▶ [Objective] Here is the task for the listing below: output exactly the lines from the one containing "Reproduce this chart with Plotly." through the one containing "import plotly.graph_objects as go", and leave out the pictures.

▶ [Source records]

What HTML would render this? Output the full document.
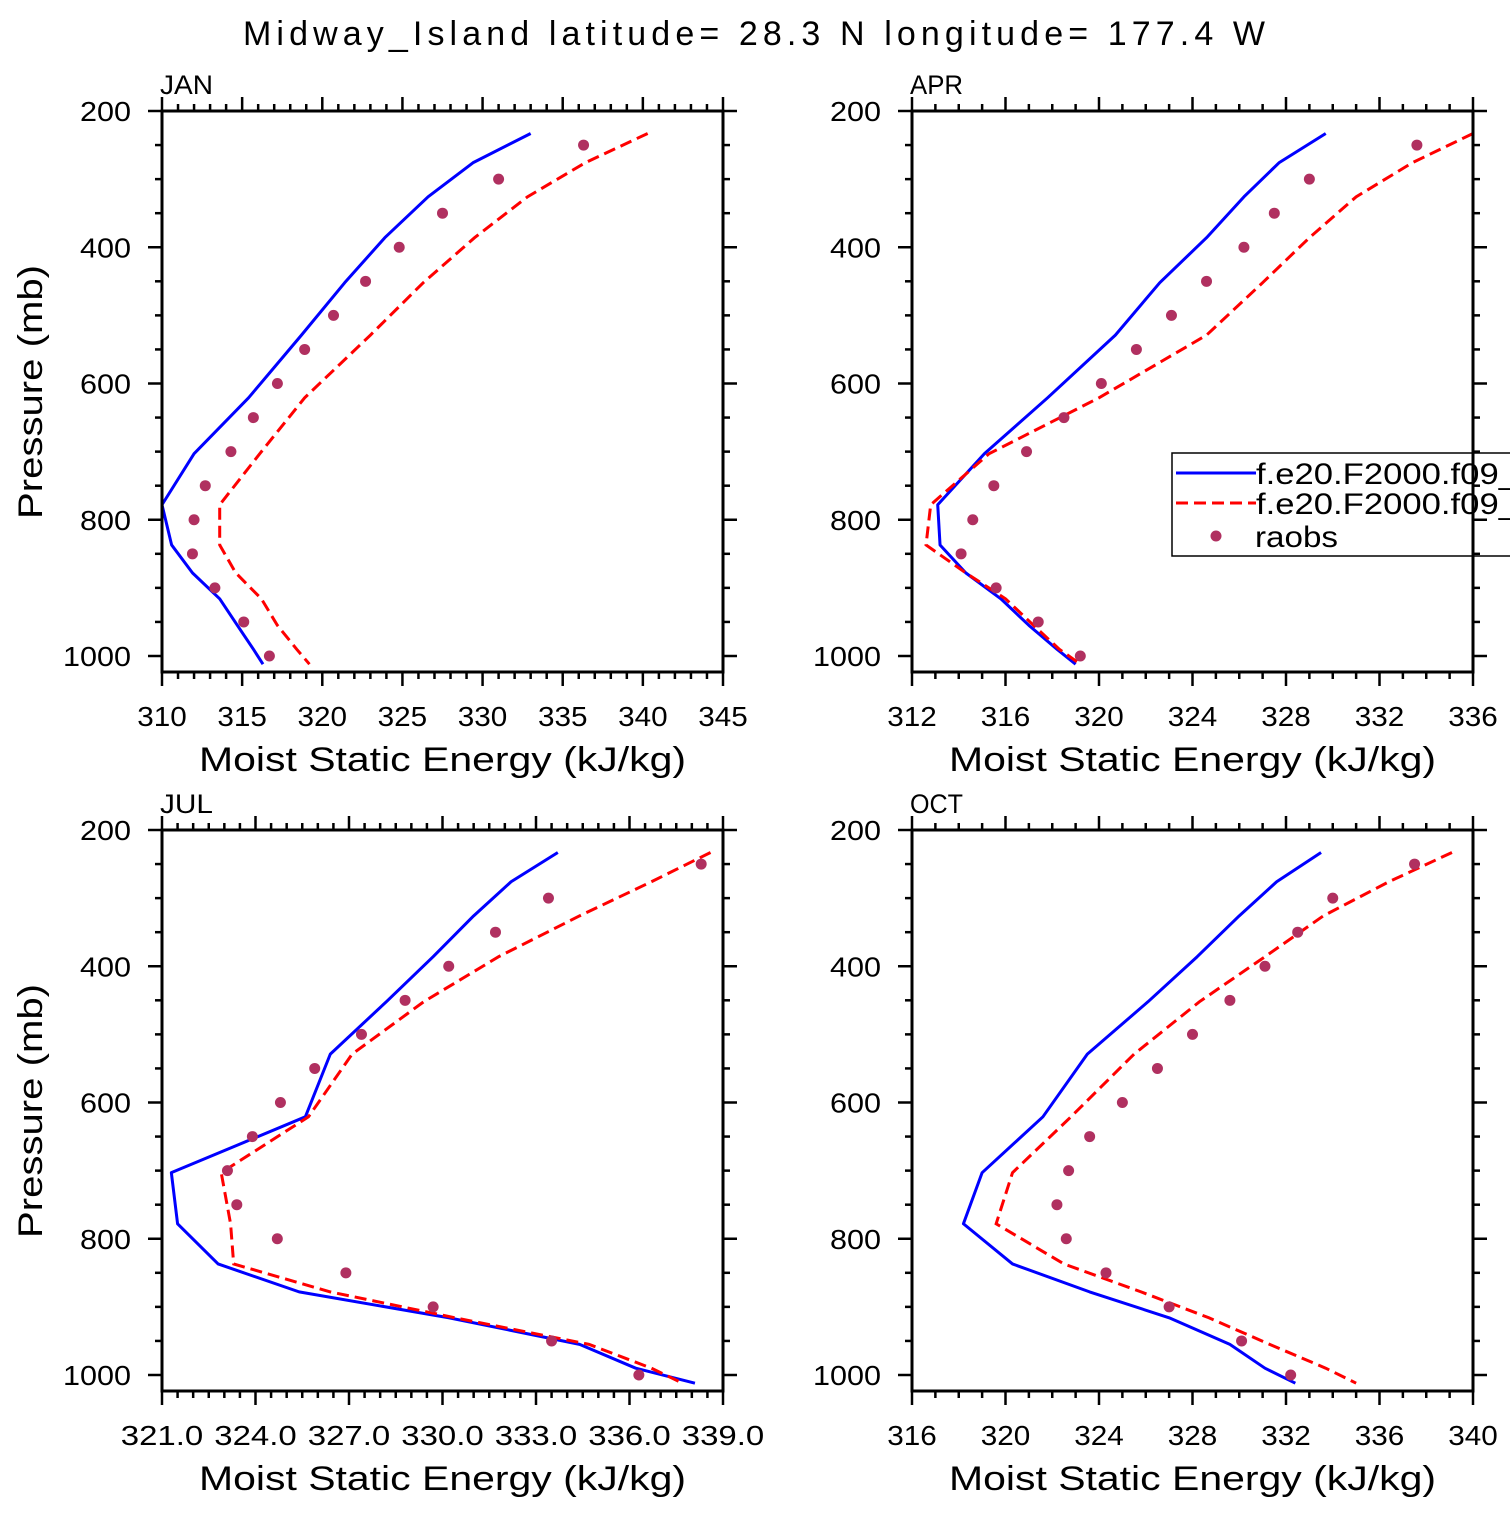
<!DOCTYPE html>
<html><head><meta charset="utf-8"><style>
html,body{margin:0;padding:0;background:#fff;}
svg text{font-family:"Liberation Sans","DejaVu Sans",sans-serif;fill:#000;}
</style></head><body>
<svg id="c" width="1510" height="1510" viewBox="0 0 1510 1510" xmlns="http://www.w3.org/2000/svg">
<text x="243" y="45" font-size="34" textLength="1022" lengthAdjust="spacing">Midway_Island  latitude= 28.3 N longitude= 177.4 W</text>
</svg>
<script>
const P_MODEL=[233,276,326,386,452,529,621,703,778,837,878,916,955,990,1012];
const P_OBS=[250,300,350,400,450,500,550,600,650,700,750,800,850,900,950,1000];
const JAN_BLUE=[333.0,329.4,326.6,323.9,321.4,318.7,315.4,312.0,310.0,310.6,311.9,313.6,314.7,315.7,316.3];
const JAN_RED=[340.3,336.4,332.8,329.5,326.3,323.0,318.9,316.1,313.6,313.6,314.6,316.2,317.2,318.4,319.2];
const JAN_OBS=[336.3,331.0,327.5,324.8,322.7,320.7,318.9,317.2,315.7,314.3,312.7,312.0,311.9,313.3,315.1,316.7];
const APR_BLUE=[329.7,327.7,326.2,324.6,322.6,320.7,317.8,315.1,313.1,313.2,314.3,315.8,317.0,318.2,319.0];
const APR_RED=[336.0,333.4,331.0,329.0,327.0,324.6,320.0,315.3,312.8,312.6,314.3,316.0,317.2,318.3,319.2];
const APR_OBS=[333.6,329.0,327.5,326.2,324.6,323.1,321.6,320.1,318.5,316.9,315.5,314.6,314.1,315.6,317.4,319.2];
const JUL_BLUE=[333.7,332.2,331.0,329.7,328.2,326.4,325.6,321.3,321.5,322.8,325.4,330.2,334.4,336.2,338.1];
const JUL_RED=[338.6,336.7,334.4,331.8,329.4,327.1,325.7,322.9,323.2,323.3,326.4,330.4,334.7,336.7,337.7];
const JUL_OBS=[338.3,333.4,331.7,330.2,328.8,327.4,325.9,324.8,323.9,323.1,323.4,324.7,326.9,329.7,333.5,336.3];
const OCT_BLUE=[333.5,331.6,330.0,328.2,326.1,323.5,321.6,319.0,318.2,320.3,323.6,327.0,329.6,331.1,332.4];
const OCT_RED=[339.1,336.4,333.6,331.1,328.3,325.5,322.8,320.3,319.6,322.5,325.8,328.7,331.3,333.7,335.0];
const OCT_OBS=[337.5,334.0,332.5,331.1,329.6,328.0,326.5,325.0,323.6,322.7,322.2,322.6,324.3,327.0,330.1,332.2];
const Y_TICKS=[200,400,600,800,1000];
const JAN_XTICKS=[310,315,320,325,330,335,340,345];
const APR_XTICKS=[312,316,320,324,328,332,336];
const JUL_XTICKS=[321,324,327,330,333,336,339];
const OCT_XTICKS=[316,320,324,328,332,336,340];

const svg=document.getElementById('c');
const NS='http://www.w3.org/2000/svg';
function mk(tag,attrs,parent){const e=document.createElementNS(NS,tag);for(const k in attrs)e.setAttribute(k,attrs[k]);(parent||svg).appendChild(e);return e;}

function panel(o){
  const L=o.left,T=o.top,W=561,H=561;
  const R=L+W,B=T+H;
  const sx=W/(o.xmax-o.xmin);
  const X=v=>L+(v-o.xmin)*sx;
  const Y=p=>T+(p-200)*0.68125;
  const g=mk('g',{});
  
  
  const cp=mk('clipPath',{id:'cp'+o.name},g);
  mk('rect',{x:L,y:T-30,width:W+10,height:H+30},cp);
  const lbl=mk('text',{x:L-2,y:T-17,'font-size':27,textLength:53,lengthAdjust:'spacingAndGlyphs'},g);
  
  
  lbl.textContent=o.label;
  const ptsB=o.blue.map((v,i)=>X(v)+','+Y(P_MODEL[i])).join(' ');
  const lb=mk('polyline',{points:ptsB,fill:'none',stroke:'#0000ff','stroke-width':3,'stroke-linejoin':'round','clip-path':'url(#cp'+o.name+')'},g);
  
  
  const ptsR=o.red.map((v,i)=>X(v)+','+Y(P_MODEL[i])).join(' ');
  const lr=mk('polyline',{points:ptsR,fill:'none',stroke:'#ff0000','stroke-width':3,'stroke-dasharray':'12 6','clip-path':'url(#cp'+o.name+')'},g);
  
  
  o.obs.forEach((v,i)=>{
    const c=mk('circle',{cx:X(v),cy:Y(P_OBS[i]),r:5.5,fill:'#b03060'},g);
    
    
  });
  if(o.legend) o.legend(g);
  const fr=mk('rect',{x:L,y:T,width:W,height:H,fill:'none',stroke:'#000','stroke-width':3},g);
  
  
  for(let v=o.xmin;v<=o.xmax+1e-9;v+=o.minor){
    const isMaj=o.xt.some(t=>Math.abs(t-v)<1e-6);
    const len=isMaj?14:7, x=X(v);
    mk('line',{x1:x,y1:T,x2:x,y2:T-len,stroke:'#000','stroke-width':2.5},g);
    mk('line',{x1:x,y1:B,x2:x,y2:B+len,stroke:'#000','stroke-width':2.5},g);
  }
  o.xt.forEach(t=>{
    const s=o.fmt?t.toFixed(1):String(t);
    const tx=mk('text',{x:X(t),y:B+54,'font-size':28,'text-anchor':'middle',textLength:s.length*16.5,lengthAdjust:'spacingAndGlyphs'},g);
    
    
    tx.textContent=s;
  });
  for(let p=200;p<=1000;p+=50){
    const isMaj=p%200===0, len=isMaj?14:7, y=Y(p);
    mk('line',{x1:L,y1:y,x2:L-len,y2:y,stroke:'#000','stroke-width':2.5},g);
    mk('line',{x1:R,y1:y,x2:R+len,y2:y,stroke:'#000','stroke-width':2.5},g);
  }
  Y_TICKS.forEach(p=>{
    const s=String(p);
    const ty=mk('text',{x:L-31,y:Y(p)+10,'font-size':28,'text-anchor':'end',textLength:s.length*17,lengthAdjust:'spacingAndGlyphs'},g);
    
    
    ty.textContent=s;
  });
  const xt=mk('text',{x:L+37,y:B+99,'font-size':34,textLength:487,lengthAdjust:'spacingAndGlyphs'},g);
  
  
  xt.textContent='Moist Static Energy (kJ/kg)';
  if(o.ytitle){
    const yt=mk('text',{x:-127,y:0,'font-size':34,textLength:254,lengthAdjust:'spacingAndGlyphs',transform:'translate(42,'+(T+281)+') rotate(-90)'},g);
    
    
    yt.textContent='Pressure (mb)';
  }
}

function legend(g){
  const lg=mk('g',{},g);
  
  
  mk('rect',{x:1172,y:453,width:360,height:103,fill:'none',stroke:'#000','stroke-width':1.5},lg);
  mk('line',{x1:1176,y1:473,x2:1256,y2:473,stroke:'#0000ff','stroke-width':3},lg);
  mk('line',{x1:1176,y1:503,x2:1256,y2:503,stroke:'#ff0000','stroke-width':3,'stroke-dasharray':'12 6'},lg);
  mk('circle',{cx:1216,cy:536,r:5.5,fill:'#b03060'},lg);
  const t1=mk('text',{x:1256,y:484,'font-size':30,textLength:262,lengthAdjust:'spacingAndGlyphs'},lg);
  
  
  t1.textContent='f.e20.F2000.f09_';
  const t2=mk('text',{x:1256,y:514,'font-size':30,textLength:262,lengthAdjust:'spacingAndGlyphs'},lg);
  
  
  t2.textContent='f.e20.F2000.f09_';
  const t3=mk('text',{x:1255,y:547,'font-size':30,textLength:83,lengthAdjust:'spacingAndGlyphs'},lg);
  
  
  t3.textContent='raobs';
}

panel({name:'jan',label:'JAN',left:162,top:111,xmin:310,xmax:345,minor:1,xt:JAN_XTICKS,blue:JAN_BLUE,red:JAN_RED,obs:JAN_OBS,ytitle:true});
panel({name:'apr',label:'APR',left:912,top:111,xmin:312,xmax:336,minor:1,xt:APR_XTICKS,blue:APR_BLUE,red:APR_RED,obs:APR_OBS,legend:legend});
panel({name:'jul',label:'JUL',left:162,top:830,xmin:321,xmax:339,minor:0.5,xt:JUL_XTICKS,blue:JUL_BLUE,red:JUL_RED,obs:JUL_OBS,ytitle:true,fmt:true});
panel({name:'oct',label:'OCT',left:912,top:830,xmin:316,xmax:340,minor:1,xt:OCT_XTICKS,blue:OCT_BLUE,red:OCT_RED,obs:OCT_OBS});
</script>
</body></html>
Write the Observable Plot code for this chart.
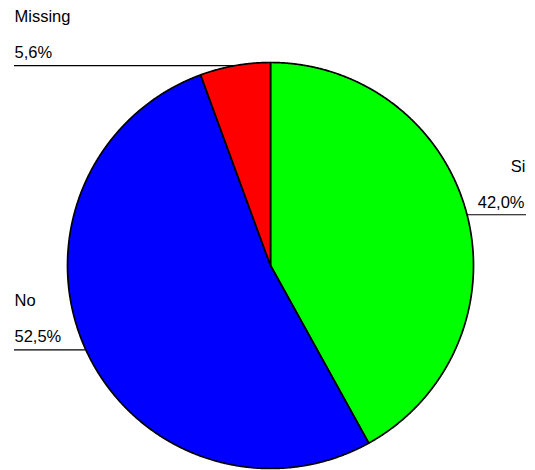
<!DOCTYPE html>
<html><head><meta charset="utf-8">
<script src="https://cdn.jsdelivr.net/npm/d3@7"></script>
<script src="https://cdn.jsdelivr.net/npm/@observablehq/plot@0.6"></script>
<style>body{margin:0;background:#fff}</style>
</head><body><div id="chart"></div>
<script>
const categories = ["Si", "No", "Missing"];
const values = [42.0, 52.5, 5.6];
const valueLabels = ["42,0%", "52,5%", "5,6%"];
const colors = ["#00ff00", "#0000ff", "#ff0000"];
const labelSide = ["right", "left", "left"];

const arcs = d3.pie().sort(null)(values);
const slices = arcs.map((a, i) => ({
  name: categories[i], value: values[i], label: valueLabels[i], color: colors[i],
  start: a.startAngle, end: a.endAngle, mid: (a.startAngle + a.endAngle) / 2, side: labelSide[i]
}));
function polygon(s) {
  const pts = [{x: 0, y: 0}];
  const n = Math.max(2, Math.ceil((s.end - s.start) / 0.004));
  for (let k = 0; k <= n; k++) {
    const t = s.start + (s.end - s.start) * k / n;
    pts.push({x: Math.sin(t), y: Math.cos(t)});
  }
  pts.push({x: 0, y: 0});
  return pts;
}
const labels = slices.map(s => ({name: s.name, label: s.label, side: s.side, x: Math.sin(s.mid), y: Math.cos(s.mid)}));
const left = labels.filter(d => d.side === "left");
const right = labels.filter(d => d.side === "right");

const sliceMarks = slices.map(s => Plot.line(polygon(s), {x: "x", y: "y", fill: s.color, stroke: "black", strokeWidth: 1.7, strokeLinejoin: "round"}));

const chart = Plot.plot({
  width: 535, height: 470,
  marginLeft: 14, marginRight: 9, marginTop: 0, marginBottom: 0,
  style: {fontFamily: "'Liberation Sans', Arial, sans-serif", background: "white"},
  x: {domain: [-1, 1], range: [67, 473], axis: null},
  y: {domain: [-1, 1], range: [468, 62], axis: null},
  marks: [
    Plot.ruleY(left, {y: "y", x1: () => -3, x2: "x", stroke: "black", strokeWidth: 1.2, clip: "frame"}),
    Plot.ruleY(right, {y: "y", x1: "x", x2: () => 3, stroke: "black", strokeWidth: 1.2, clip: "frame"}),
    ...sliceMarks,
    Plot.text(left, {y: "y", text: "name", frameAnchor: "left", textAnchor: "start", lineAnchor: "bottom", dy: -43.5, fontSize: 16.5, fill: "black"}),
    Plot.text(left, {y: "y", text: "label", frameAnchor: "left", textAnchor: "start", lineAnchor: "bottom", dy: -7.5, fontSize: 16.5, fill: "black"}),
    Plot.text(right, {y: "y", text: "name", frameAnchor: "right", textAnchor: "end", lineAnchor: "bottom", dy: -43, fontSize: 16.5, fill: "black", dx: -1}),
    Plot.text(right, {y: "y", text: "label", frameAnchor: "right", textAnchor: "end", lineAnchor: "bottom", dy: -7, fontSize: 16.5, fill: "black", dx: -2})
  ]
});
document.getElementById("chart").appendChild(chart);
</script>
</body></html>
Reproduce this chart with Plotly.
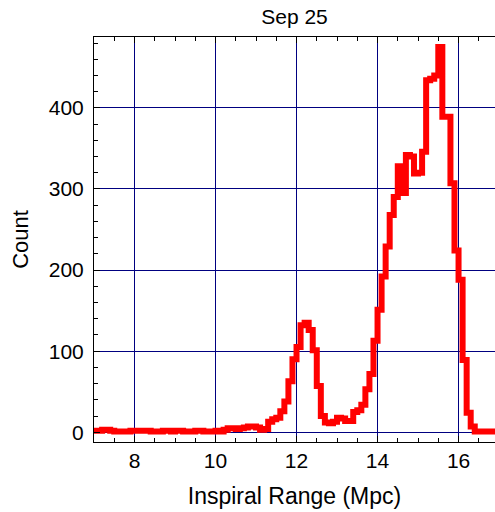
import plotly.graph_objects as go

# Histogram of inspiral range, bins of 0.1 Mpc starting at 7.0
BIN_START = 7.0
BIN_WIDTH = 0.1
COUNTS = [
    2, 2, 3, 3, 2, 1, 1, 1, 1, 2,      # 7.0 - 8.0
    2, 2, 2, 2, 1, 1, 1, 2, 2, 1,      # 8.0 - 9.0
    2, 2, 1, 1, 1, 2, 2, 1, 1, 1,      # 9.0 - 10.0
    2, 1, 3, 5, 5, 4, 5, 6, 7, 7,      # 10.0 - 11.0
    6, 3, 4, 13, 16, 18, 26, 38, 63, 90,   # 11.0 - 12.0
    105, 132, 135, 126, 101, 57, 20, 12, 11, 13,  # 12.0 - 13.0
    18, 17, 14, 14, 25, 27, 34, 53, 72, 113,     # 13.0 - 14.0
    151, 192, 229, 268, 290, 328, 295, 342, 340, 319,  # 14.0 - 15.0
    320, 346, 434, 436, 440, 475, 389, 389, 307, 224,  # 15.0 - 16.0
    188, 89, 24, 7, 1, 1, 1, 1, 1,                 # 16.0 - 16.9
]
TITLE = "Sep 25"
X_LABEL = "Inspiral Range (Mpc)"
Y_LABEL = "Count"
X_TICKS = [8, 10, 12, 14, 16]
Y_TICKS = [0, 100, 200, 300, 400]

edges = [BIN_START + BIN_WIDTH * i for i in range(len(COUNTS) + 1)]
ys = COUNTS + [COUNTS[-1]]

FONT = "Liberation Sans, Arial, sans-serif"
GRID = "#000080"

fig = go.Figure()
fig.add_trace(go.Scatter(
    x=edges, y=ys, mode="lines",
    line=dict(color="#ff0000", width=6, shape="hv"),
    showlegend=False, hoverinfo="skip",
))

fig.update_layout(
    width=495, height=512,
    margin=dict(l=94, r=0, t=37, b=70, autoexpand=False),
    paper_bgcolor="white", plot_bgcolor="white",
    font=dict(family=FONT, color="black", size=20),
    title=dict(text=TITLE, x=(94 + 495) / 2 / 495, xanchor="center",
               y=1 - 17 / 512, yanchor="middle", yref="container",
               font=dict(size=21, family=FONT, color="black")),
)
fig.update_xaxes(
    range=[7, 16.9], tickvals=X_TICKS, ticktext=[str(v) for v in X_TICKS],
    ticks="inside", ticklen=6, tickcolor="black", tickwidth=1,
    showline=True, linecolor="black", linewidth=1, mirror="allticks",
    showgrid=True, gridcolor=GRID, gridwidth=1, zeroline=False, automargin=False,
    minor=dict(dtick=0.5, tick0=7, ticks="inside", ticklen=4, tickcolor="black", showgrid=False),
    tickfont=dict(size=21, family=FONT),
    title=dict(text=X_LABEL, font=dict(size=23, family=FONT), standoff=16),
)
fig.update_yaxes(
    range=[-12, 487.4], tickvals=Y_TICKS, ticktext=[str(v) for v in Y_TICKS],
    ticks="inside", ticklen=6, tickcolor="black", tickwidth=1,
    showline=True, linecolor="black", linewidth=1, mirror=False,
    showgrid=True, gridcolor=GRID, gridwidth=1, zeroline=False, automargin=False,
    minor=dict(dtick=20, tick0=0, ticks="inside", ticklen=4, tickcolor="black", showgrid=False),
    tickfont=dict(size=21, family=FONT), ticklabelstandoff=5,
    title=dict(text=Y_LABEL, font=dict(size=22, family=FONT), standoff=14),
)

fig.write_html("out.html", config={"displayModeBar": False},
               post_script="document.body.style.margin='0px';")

▶ [Answer to the problem]
Reproduce this chart with Plotly.
import plotly.graph_objects as go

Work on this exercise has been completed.